The Evolution of Techniques, a collection of essays edited by philosopher of science and technology Mathieu Charbonneau, provides a fascinating perspective on broad themes of technological change. It has much to suggest to historians of science and technology, who will likely be most familiar with the application of evolutionary models to technology from George Basalla’s classic 1989 book, simply titled The Evolution of Technology (1989). Among other things, Basalla used evolution’s themes of variation and selection to challenge Great Man histories of technology focused on invention. His point was that the selection environment – how users’ choices shaped design and production over time – was at least as important as whose head an artefact sprouted from in the first place, often more so. But fields outside history have explored evolutionary models of technological change more extensively, including economics, anthropology, psychology, cognitive science and philosophy. Charboneau’s interdisciplinary volume is rooted more in these latter fields than in sub-fields of history.
A fundamental question in applying evolutionary models to non-biological cases is what is varying – what is being selected? Basalla and others, like archaeologists Michael J. O’Brien and R. Lee Lyman, centred analysis on artefacts, which are reformed over time as people find them more or less useful in their contexts. As the book’s title suggests, the contributions to The Evolution of Techniques centre on techniques – human ways of doing things – as the object of analysis. They are interested in a tension between rigidity, or doing things the same way, and flexibility. Some degree of sameness is required for us to spot a tradition in the world. As Charbonneau and cognitive scientist and anthropologist Dan Sperber explain in their introduction to the volume, ‘There is no point in transmitting specific means to carry out some practical action if users simply decide to do it their own way; a tradition reinvented every generation is no tradition at all’ (p. xii). But some degree of flexibility is also necessary, among other reasons because the quality and type of resources, like wood, mineral, and animal products, will vary by region and over time, as will environmental factors, such as humidity and dampness, that affect how materials need to be worked.
The thirteen essays that comprise the volume have a wild variety and richness, with timescales from some weeks to several millennia, and methods ranging from ethnography to experimental psychology, cladistical analysis of archaeological artefacts, auto-ethnographical reflections on learning to ride horseback and more. Such riotous variation is far too much to cover in any detail in this short review.

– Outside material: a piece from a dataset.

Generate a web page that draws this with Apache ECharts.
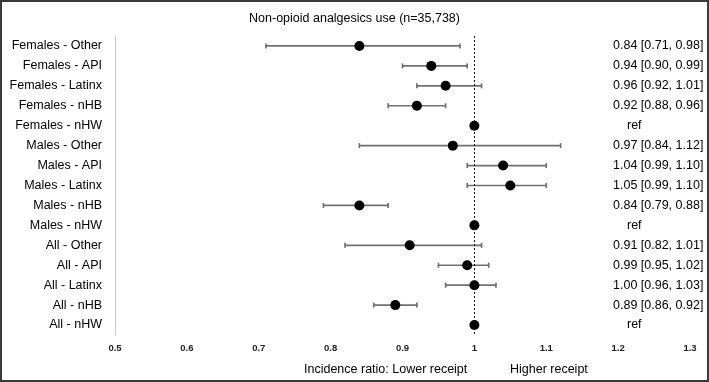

One of the pieces I found most interesting was social anthropologist Rita Astuti’s more than thirty-year ethnographic investigation of Vezo fishermen in the village of Betania, Madagascar. Astuti explains that the Vezo people define themselves not in terms of common ancestry but through their way of life, including how they fish, sail and trade. She examines how a new sailing technology, the sprit sail, quickly diffused among the fisherman, and most interestingly she recounts the narratives the Vezo used to explain this rapid change while retaining their ethnic identity.

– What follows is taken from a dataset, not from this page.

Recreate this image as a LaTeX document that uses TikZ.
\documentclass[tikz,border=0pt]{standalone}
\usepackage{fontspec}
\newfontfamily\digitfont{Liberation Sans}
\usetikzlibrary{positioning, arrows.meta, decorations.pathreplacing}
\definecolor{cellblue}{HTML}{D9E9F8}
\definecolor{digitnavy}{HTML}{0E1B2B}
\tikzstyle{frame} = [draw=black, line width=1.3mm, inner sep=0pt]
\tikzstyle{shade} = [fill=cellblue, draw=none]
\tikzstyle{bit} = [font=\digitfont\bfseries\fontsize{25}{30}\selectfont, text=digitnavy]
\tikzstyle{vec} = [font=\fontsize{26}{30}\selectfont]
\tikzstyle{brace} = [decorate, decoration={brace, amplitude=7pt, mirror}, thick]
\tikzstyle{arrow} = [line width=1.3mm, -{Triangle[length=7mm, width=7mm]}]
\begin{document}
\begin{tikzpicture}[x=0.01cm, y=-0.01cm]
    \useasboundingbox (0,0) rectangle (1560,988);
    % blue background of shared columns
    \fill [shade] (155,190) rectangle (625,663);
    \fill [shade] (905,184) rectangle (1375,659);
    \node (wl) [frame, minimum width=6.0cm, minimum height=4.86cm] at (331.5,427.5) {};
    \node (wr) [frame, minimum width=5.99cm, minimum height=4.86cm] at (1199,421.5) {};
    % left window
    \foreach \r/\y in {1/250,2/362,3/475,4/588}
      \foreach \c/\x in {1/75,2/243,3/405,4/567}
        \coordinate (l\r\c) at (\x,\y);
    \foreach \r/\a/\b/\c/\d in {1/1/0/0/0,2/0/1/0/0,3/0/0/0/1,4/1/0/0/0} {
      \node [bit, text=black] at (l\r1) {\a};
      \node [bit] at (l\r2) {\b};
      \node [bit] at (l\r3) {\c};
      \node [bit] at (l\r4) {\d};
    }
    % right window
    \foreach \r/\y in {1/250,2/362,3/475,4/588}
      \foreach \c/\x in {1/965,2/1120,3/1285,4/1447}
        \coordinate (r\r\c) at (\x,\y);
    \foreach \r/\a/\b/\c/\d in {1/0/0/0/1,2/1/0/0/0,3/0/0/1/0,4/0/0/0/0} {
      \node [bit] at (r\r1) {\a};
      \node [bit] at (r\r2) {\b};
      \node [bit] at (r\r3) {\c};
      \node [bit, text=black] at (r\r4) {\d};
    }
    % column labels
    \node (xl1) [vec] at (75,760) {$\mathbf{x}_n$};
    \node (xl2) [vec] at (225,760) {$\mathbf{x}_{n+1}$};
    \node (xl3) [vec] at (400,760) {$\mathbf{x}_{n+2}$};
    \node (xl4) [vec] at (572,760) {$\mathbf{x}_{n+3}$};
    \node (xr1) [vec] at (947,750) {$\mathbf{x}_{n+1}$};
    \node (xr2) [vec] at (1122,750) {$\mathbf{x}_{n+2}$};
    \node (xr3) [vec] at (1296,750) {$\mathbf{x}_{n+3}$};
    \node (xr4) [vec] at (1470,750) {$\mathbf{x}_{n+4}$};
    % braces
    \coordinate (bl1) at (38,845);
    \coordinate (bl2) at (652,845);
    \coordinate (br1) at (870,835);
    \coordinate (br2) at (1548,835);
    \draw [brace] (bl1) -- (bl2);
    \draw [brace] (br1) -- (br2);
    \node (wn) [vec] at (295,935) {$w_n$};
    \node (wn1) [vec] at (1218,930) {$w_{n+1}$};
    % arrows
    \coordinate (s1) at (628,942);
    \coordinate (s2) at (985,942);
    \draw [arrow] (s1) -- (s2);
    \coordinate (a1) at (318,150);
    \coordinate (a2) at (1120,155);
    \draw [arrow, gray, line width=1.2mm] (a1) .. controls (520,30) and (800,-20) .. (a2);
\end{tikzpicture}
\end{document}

Other interesting pieces focused on how children learn techniques, including through play, which seems to be fundamentally important for the transmission of techniques. In their contribution, cognitive scientists James W.A. Strachan, Arianna Curioni and Luke McEllin argue that unidirectional observational learning, or direct emulation, during which a less knowledgeable individual attempts to copy the actions of a more knowledgeable one, probably plays smaller role in the transmission of techniques than has traditionally been assumed. Instead, they put forward a picture based on action coordination involving bidirectional informational flows between more and less knowledgeable individuals in a group. This perspective builds on recent work, including from influential figures like psychologist Michael Tomasello, on the importance of joint attention and action for the development of human cultures, and it fits with ideas of the importance of mentorship and (broadly defined) the master–apprentice relationship in technical learning that we find in recent works, such as Matt Beane’s The Skill Code (2024).

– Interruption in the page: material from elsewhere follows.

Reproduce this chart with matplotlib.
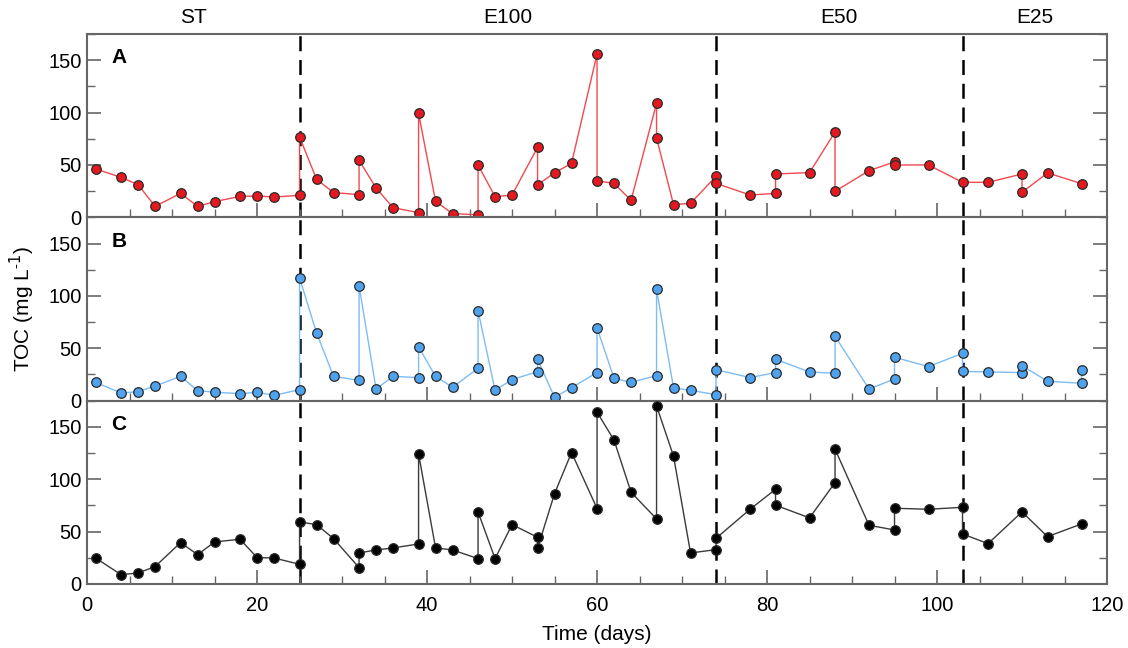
import matplotlib
matplotlib.use("Agg")
import matplotlib.pyplot as plt
from matplotlib.ticker import MultipleLocator

plt.rcParams["font.family"] = ["Liberation Sans", "DejaVu Sans"]

# TOC time series, points listed in the order they are joined
days_A = [1, 4, 6, 8, 11, 13, 15, 18, 20, 22, 25, 25, 27, 29, 32, 32, 34, 36, 39, 39,
          41, 43, 46, 46, 48, 50, 53, 53, 55, 57, 60, 60, 62, 64, 67, 67, 69, 71, 74, 74,
          78, 81, 81, 85, 88, 88, 92, 95, 95, 99, 103, 106, 110, 110, 113, 117]
toc_A = [46.2, 38.2, 31.2, 10.5, 22.9, 10.5, 15.0, 20.0, 20.4, 19.4, 21.0, 76.8, 36.3, 23.6,
         21.7, 54.5, 28.0, 9.2, 4.5, 99.4, 15.3, 3.5, 2.5, 50.0, 19.7, 21.3, 66.9, 31.2,
         42.4, 51.6, 156.0, 34.7, 32.5, 16.2, 108.9, 75.8, 12.1, 13.4, 39.2, 32.5,
         21.3, 22.9, 41.4, 42.7, 81.5, 24.8, 44.6, 52.9, 50.0, 50.0, 33.4, 33.4, 41.4,
         23.9, 42.4, 32.2]

days_B = [1, 4, 6, 8, 11, 13, 15, 18, 20, 22, 25, 25, 27, 29, 32, 32, 34, 36, 39, 39,
          41, 43, 46, 46, 48, 50, 53, 53, 55, 57, 60, 60, 62, 64, 67, 67, 69, 71, 74, 74,
          78, 81, 81, 85, 88, 88, 92, 95, 95, 99, 103, 103, 106, 110, 110, 113, 117, 117]
toc_B = [17.5, 7.3, 8.6, 14.0, 23.2, 9.6, 8.0, 6.7, 8.0, 5.1, 10.5, 117.2, 64.6, 23.2,
         19.4, 109.9, 11.1, 23.2, 22.0, 51.3, 23.2, 12.7, 30.9, 86.0, 9.9, 20.1, 27.7,
         39.5, 3.2, 12.4, 26.8, 69.4, 21.3, 17.5, 23.9, 106.4, 12.1, 9.9, 5.7, 29.6,
         22.0, 26.8, 39.5, 27.4, 26.1, 61.5, 11.1, 20.7, 41.4, 32.5, 45.2, 28.0, 27.4,
         26.8, 33.4, 18.5, 16.6, 29.3]

days_C = [1, 4, 6, 8, 11, 13, 15, 18, 20, 22, 25, 25, 27, 29, 32, 32, 34, 36, 39, 39,
          41, 43, 46, 46, 48, 50, 53, 53, 55, 57, 60, 60, 62, 64, 67, 67, 69, 71, 74, 74,
          78, 81, 81, 85, 88, 88, 92, 95, 95, 99, 103, 103, 106, 110, 113, 117]
toc_C = [24.8, 8.9, 10.5, 16.6, 39.5, 28.0, 40.1, 42.7, 25.2, 24.8, 18.8, 59.2, 56.7, 43.3,
         15.6, 29.6, 32.5, 34.4, 38.2, 124.2, 34.4, 32.5, 24.2, 68.8, 24.2, 56.7, 44.6,
         34.1, 86.3, 125.5, 72.0, 164.0, 137.3, 87.6, 62.1, 170.0, 122.0, 29.6, 32.8,
         43.6, 71.3, 90.4, 75.2, 63.1, 96.8, 128.7, 56.0, 51.6, 72.3, 71.3, 73.2, 47.8,
         38.5, 68.8, 45.2, 57.3]

# treatment boundaries and phase names
phase_edges = [0, 25, 74, 103, 120]
phase_names = ["ST", "E100", "E50", "E25"]

panels = [
    ("A", days_A, toc_A, "#e3191f", "#f0494f"),
    ("B", days_B, toc_B, "#4fa3ee", "#7dbcf5"),
    ("C", days_C, toc_C, "#000000", "#3a3a3a"),
]

fig, axes = plt.subplots(3, 1, figsize=(11.28, 6.48), dpi=100, sharex=True)
fig.subplots_adjust(left=0.0772, right=0.9814, top=0.9475, bottom=0.0988, hspace=0)

frame_col = "#666666"
for ax, (letter, x, y, fill, line) in zip(axes, panels):
    ax.plot(x, y, color=line, lw=1.0, zorder=2)
    ax.plot(x, y, ls="none", marker="o", ms=6.9, mfc=fill, mec="#2a2a2a", mew=0.9,
            zorder=3, clip_on=False)
    for edge in phase_edges[1:-1]:
        ax.axvline(edge, color="black", lw=1.8, ls=(0, (6, 3.5)), zorder=1)
    ax.set_xlim(0, 120)
    ax.set_ylim(0, 175)
    ax.yaxis.set_major_locator(MultipleLocator(50))
    ax.yaxis.set_minor_locator(MultipleLocator(25))
    ax.xaxis.set_major_locator(MultipleLocator(20))
    ax.xaxis.set_minor_locator(MultipleLocator(5))
    ax.tick_params(which="both", direction="in", top=False, right=True,
                   color=frame_col, labelsize=14.5)
    ax.tick_params(which="major", length=10, width=1.2)
    ax.tick_params(which="minor", length=6, width=1.0)
    ax.tick_params(axis="y", pad=4)
    ax.tick_params(axis="x", pad=9)
    for sp in ax.spines.values():
        sp.set_color(frame_col)
        sp.set_linewidth(1.5)
    ax.text(0.024, 0.87, letter, transform=ax.transAxes, fontsize=15,
            fontweight="bold", va="center", ha="left")

for name, lo, hi in zip(phase_names, phase_edges[:-1], phase_edges[1:]):
    axes[0].text((lo + hi) / 2, 182, name, ha="center", va="bottom", fontsize=15)

axes[2].set_xlabel("Time (days)", fontsize=15, labelpad=7)
axes[1].set_ylabel("TOC (mg L$^{\\mathregular{\u2010}1}$)", fontsize=15, labelpad=8)

fig.savefig("out.png", dpi=100)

The degree to which any of the topics explored in the volume is settled is clear enough in the concluding chapter, a discussion of the preceding essays by philosopher Kim Sterelny, who has published extensively on the philosophy of biology, especially evolutionary biology, and psychology. Among other things, Sterelny argues that ‘there is a false contrast between flexibility and rigidity: the reliable reproduction of technical procedure over many generations does not imply an inability to innovate’ (p. 253). He seems to call the very starting point of the volume into question. But if we take seriously sociologist Anthony Giddens’s injunction to view theories as ‘sensitizing devices’, I think there is much that historians of science and technology can learn from The Evolution of Techniques. We can attend to forms of rigidity – the kinds of sameness we call traditions – and flexibility in the cases we study, and the institutional, cultural and other structures and factors that push human groups in one direction or the other. Such a perspective could enrich our understandings of how ways of doing things are handed down between generations and what remains stable in the process.